Once the chemistry/vertical transport computation is finished,
a reversed transpose is performed in a similar fashion -- each processor
sends a message of size $O(\frac{p \times s \times l}{P^2})$ to each of
the other processors.  This is followed by another horizontal transport
phase.  In summary, each step is characterized by a period of computation
phase of duration $t_i$ (preprocessing),
followed by $k$ back-to-back pairs of {\em all-to-all} traffic
attributed to the distribution transpose, interleaved
with horizontal transport (of duration $t_h$)
and vertical/chemical transport computation (of duration $t_v$).

\subsection{DSD}

Distributed System Diagnosis (DSD)
allows every workstation (a.k.a.\ node) in a
group to know the fault-state of every other node.  In the
Adaptive DSD algorithm implemented here~\cite{DSM-TR}, diagnosis
will continue even if only one node is still good.  Adaptive DSD also
has the nice property in that there is no single point-of-failure.
All nodes share in the testing responsibility.  Adaptive DSD has also
been shown to contain the provably minimum amount of testing of all
DSD algorithms.  DSD programs will allow future parallel programs to
detect when a machine has gone down, allowing the tasks assigned to
that machine to be re-assigned as needed.

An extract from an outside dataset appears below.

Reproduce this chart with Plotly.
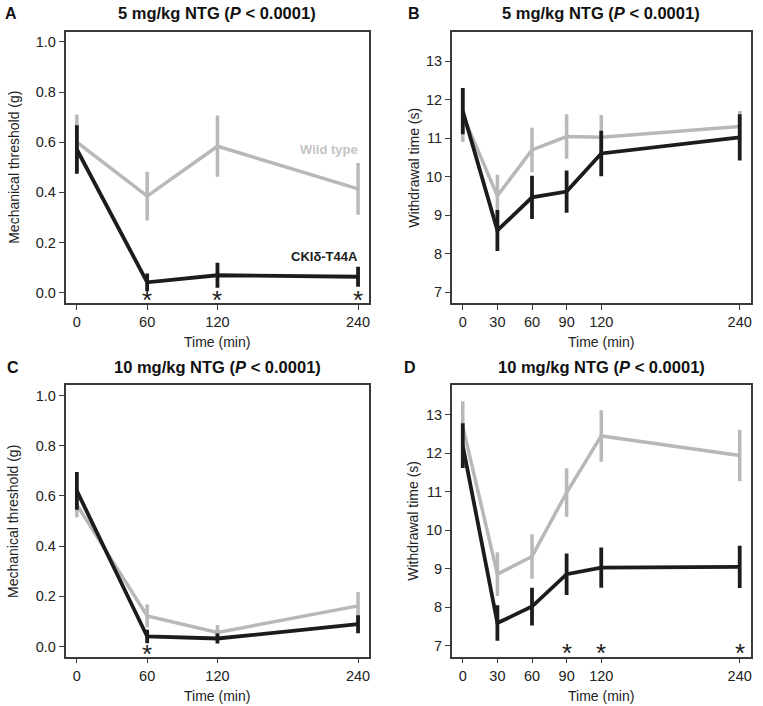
import plotly.graph_objects as go

# time points (min)
t_mech = [0, 60, 120, 240]
t_heat = [0, 30, 60, 90, 120, 240]

# A: mechanical threshold, 5 mg/kg NTG
a_wt = [0.600, 0.385, 0.584, 0.414]
a_wt_err = [0.110, 0.097, 0.122, 0.103]
a_mut = [0.571, 0.042, 0.070, 0.064]
a_mut_err = [0.097, 0.035, 0.050, 0.040]
a_stars = [60, 120, 240]

# B: withdrawal time, 5 mg/kg NTG
b_wt = [11.60, 9.50, 10.69, 11.04, 11.02, 11.30]
b_wt_err = [0.70, 0.55, 0.58, 0.58, 0.58, 0.40]
b_mut = [11.70, 8.60, 9.46, 9.61, 10.60, 11.02]
b_mut_err = [0.60, 0.53, 0.56, 0.55, 0.59, 0.60]
b_stars = []

# C: mechanical threshold, 10 mg/kg NTG
c_wt = [0.565, 0.122, 0.056, 0.162]
c_wt_err = [0.050, 0.045, 0.030, 0.055]
c_mut = [0.620, 0.040, 0.032, 0.089]
c_mut_err = [0.075, 0.027, 0.020, 0.036]
c_stars = [60]

# D: withdrawal time, 10 mg/kg NTG
d_wt = [12.70, 8.86, 9.32, 10.98, 12.45, 11.94]
d_wt_err = [0.65, 0.57, 0.58, 0.63, 0.67, 0.67]
d_mut = [12.20, 7.59, 8.02, 8.86, 9.03, 9.05]
d_mut_err = [0.58, 0.46, 0.49, 0.54, 0.52, 0.55]
d_stars = [90, 120, 240]

GRAY = "#b8b8b8"
BLACK = "#1c1c1c"
FONT = "Liberation Sans, Arial, sans-serif"

panels = [
    # x, wt, wt_err, mut, mut_err, stars, star level
    (t_mech, a_wt, a_wt_err, a_mut, a_mut_err, a_stars, 0.0),
    (t_heat, b_wt, b_wt_err, b_mut, b_mut_err, b_stars, 7.0),
    (t_mech, c_wt, c_wt_err, c_mut, c_mut_err, c_stars, 0.0),
    (t_heat, d_wt, d_wt_err, d_mut, d_mut_err, d_stars, 7.0),
]

fig = go.Figure()
annotations = []

for i, (tx, wt, wte, mu, mue, stars, y0) in enumerate(panels):
    n = "" if i == 0 else str(i + 1)
    xa, ya = "x" + n, "y" + n
    fig.add_trace(go.Scatter(
        x=tx, y=wt, mode="lines", xaxis=xa, yaxis=ya,
        line=dict(color=GRAY, width=3.5),
        error_y=dict(type="data", array=wte, color=GRAY, thickness=3.5, width=0),
        showlegend=False))
    fig.add_trace(go.Scatter(
        x=tx, y=mu, mode="lines", xaxis=xa, yaxis=ya,
        line=dict(color=BLACK, width=3.8),
        error_y=dict(type="data", array=mue, color=BLACK, thickness=3.8, width=0),
        showlegend=False))
    for s in stars:
        annotations.append(dict(
            x=s, y=y0, xref=xa, yref=ya, text="*", showarrow=False,
            font=dict(family=FONT, size=26, color=BLACK),
            xanchor="center", yanchor="middle", yshift=-7))

# column / row domains (paper fractions)
xl, xr = [0.086, 0.484], [0.592, 0.984]
yt, yb = [0.571, 0.955], [0.070, 0.454]
doms = [(xl, yt), (xr, yt), (xl, yb), (xr, yb)]

mech_ticks = [0, 0.2, 0.4, 0.6, 0.8, 1.0]
heat_ticks = [7, 8, 9, 10, 11, 12, 13]

layout = {}
for i, (dx, dy) in enumerate(doms):
    n = "" if i == 0 else str(i + 1)
    mech = i in (0, 2)
    layout["xaxis" + n] = dict(
        domain=dx, anchor="y" + n, range=[-9.6, 249.6],
        tickvals=t_mech if mech else t_heat)
    layout["yaxis" + n] = dict(
        domain=dy, anchor="x" + n,
        range=[-0.04, 1.04] if mech else [6.72, 13.76],
        tickvals=mech_ticks if mech else heat_ticks,
        tickformat=".1f" if mech else "d")

titles = ["5 mg/kg NTG (<i>P</i> < 0.0001)", "5 mg/kg NTG (<i>P</i> < 0.0001)",
          "10 mg/kg NTG (<i>P</i> < 0.0001)", "10 mg/kg NTG (<i>P</i> < 0.0001)"]
letters = ["A", "B", "C", "D"]
ylabels = ["Mechanical threshold (g)", "Withdrawal time (s)",
           "Mechanical threshold (g)", "Withdrawal time (s)"]
letter_x = [0.004, 0.532, 0.006, 0.527]
ylab_x = [0.019, 0.543, 0.017, 0.541]

for i, (dx, dy) in enumerate(doms):
    cx = (dx[0] + dx[1]) / 2
    annotations.append(dict(
        x=cx, y=dy[1] + 0.026, xref="paper", yref="paper", text="<b>" + titles[i] + "</b>",
        showarrow=False, font=dict(family=FONT, size=16.5, color="#111"),
        xanchor="center", yanchor="middle"))
    annotations.append(dict(
        x=letter_x[i], y=dy[1] + 0.026, xref="paper", yref="paper", text="<b>" + letters[i] + "</b>",
        showarrow=False, font=dict(family=FONT, size=16, color="#111"),
        xanchor="left", yanchor="middle"))
    annotations.append(dict(
        x=cx, y=dy[0] - 0.056, xref="paper", yref="paper", text="Time (min)",
        showarrow=False, font=dict(family=FONT, size=14, color="#222"),
        xanchor="center", yanchor="middle"))
    annotations.append(dict(
        x=ylab_x[i], y=(dy[0] + dy[1]) / 2, xref="paper", yref="paper", text=ylabels[i],
        showarrow=False, textangle=-90, font=dict(family=FONT, size=14, color="#222"),
        xanchor="center", yanchor="middle"))

# series labels in panel A
annotations.append(dict(
    x=242, y=0.57, xref="x", yref="y", text="<b>Wild type</b>", showarrow=False,
    font=dict(family=FONT, size=13, color="#c4c4c4"), xanchor="right", yanchor="middle"))
annotations.append(dict(
    x=242, y=0.146, xref="x", yref="y", text="<b>CKIδ-T44A</b>", showarrow=False,
    font=dict(family=FONT, size=13, color="#1c1c1c"), xanchor="right", yanchor="middle"))

fig.update_layout(
    width=763, height=706,
    margin=dict(l=0, r=0, t=0, b=0),
    paper_bgcolor="white", plot_bgcolor="white",
    annotations=annotations,
    **layout)

# boxed axes, outward ticks
fig.update_xaxes(showline=True, mirror=True, linecolor="#3a3a3a", linewidth=1.5,
                 ticks="outside", ticklen=5, tickwidth=1.2, tickcolor="#3a3a3a",
                 showgrid=False, zeroline=False,
                 tickfont=dict(family=FONT, size=14.5, color="#222"))
fig.update_yaxes(showline=True, mirror=True, linecolor="#3a3a3a", linewidth=1.5,
                 ticks="outside", ticklen=5, tickwidth=1.2, tickcolor="#3a3a3a",
                 showgrid=False, zeroline=False,
                 tickfont=dict(family=FONT, size=14.5, color="#222"))

# drop the default body margin so the figure sits at the window's corner
fig.write_html("out.html", config={"displayModeBar": False},
               post_script="document.body.style.margin='0px';")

DSD is very periodic in nature.  Each machine starts testing other 
machines every testing round, which is definable in a configuration file.
For our tests, machines were instructed to start testing every sixty 
seconds.  Each test of a machine requires the exchange of a total of 
twelve messages, half of which are ACKs.  These consist of a test
request \& reply, a data request \& reply, and another test request \& reply.
If the machine tests good during both tests, then the data is assumed
to be good.

This implementation of DSD exhibits mainly neighbor communication,
but also uses binary tree message passing during ``events'' - when 
machines change state between up and down.